Some research argues this seasonal effect has something to do with changes in temperature and the length of the day, where higher rates of conceptions are correlated with regions that have cold winters and moderate summers.

But questions still remain about whether changes in temperature and daylight influence the frequency of intercourse, or whether fertility is impacted by these changing conditions — similar to deer who rely on shorter days as a signal for going into rut.

“Yes, we’re able to get pregnant at any time, but we might be more physiologically primed and more fertile at particular times of year,” Martinez said.

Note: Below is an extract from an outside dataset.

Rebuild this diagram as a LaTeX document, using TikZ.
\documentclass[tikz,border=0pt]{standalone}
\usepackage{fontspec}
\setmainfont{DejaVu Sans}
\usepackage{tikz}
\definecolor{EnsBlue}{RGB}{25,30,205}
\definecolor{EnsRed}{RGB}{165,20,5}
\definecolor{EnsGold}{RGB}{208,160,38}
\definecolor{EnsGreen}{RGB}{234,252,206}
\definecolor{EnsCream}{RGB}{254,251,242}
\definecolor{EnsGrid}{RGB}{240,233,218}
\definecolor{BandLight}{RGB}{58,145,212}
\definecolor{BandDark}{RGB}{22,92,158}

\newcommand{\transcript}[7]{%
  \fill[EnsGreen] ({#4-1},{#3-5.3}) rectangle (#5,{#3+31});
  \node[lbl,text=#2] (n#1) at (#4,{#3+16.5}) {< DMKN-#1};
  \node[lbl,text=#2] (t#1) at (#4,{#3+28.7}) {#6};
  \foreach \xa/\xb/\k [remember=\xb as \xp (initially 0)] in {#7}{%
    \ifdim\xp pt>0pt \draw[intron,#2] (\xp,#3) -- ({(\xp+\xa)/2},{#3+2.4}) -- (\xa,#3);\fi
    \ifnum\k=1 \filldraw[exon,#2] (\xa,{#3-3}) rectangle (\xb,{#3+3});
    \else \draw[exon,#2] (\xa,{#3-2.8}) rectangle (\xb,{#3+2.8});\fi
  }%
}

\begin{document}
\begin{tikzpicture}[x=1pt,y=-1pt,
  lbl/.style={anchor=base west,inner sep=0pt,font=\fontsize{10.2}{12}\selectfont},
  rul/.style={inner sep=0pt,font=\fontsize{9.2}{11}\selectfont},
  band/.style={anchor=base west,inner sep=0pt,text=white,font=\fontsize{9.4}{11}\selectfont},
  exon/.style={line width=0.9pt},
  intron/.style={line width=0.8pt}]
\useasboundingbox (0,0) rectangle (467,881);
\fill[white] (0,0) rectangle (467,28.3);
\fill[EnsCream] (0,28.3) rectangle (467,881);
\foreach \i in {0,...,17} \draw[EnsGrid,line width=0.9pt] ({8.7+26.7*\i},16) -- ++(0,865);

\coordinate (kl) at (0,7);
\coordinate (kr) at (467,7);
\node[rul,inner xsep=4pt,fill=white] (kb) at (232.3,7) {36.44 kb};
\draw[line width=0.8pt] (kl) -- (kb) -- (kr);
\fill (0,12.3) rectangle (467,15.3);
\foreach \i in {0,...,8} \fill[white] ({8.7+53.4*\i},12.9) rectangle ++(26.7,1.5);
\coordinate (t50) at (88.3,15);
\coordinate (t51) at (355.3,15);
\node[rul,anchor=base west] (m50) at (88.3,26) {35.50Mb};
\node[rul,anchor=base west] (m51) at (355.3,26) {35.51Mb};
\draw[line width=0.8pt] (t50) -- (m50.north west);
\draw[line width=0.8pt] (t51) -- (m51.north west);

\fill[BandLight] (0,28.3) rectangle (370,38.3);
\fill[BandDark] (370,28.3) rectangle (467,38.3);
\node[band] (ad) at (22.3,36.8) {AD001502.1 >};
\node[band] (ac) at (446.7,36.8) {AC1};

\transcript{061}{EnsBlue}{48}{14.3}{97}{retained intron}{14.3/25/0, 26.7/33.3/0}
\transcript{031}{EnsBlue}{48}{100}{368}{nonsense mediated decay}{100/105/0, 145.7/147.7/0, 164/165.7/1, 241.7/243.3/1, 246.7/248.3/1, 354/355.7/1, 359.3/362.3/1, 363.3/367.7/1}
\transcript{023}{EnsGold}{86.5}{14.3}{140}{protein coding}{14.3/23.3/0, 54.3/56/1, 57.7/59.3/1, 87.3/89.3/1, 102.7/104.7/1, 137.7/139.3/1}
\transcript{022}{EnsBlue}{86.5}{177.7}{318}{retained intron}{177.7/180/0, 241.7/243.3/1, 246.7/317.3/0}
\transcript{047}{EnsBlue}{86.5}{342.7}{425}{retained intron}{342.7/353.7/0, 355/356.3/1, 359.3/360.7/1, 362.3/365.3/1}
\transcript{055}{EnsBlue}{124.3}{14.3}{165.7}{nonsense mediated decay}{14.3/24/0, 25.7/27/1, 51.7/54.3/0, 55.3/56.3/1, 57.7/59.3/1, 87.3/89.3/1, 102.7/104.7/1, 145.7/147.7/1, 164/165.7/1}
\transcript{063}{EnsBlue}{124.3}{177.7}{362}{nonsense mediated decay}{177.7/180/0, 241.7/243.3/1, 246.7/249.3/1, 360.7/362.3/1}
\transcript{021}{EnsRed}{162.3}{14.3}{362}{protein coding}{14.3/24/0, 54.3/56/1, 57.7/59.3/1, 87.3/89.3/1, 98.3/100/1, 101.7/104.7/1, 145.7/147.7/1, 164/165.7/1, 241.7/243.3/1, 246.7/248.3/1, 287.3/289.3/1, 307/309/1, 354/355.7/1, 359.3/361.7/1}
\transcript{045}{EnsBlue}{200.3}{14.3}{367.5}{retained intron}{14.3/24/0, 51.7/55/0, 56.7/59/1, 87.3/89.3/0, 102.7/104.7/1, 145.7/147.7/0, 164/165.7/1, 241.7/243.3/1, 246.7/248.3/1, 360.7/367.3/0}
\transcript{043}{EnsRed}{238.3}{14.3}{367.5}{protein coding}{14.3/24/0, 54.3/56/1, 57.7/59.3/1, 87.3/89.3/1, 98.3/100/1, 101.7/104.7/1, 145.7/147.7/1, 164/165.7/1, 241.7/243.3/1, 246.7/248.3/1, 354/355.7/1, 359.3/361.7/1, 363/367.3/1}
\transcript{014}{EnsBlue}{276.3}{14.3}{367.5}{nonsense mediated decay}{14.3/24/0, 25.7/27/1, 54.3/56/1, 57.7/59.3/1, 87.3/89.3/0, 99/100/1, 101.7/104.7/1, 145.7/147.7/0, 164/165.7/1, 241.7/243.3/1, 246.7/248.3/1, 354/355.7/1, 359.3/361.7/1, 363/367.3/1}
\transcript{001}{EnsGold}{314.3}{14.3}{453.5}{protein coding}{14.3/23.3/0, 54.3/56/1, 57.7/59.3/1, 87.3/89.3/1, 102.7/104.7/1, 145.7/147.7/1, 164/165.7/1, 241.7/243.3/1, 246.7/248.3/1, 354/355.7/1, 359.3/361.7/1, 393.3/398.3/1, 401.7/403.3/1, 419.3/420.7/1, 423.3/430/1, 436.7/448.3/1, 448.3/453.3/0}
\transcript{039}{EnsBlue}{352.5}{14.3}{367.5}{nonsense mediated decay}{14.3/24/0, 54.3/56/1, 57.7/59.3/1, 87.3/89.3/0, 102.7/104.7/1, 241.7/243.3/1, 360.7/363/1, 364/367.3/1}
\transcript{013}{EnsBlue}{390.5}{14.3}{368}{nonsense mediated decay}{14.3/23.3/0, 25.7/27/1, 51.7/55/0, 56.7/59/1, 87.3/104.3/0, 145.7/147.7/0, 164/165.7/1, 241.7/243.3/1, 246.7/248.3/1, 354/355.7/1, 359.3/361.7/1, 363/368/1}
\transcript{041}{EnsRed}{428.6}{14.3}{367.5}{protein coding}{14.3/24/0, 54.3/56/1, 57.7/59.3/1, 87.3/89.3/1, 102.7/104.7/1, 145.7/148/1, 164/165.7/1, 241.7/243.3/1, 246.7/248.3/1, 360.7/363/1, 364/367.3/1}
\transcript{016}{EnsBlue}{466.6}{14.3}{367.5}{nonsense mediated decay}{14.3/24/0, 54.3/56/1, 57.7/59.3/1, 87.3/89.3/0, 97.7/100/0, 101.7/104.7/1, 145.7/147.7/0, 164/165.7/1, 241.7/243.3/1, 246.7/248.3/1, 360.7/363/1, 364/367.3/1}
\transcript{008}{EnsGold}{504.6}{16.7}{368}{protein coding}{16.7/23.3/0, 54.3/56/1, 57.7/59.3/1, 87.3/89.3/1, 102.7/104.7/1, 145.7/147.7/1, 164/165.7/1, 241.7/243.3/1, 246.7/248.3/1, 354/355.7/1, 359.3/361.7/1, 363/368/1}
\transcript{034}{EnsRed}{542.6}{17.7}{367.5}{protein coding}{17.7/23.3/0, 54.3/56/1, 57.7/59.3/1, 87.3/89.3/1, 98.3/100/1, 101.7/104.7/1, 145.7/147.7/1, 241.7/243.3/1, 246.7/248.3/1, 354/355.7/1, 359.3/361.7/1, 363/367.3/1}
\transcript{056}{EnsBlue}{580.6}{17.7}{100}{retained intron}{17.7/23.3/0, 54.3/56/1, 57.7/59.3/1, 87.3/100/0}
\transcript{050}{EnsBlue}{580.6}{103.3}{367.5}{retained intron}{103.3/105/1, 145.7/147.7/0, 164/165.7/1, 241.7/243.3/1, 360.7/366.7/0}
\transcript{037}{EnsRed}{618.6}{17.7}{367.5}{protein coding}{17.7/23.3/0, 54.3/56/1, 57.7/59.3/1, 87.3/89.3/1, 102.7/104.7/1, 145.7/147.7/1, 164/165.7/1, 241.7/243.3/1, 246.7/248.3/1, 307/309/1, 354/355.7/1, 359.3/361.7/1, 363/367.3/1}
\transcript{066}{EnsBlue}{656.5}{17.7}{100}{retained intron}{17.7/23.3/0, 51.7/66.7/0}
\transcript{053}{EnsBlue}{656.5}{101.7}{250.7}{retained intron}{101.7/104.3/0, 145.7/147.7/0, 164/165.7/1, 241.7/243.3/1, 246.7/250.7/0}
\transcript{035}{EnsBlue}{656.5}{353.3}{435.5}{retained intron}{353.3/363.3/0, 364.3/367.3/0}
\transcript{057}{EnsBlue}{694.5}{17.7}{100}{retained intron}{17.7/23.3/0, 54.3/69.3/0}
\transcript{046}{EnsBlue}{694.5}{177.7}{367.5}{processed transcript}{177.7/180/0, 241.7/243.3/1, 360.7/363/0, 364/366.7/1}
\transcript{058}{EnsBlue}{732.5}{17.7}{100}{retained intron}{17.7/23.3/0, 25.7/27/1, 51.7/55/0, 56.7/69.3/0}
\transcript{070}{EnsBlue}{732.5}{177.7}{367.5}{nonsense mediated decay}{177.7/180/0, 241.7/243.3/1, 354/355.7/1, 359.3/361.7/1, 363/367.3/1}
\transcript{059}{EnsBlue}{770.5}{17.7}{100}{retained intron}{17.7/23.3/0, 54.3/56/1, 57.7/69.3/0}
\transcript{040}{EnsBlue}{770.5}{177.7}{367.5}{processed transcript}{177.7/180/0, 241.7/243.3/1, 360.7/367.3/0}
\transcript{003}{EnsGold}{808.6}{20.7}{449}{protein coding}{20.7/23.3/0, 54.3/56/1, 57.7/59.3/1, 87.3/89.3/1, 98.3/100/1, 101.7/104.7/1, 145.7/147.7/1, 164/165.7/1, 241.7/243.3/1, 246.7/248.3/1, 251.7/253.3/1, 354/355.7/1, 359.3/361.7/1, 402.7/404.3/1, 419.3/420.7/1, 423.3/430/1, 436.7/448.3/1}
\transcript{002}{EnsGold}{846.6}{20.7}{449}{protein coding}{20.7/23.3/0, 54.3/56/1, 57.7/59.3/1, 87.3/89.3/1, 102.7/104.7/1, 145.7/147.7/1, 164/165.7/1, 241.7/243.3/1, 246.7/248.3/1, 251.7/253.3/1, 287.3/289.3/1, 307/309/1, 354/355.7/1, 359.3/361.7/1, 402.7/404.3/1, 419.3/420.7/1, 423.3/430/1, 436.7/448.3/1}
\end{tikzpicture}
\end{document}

While some mammals like deer only mate during particular seasons, Martinez explained that the ability for humans to get pregnant any time of year comes from our evolutionary ancestors’ tropical origins before dispersing across the globe.

“We might be more similar in terms of our reproductive biology to tropical mammals who do have the capacity to breed year-round and reproduce year-round,” she said.

Martinez said it looks like humans are taking advantage of the ability to conceive year-round, evidenced by declines in the birth rates from June to November in the U.S.

“Birth rates overall are not necessarily declining — that depends on the country,” she said. “But the seasonal cycle in births is definitely dampening out and it seems to be disappearing.”

It’s not yet known what the impact of that might be, if any. But determining whether fertility is affected by environmental factors has other implications, too.

“(It) can perhaps help us in terms of planning pregnancy or for women who are having fertility challenges,” Martinez said.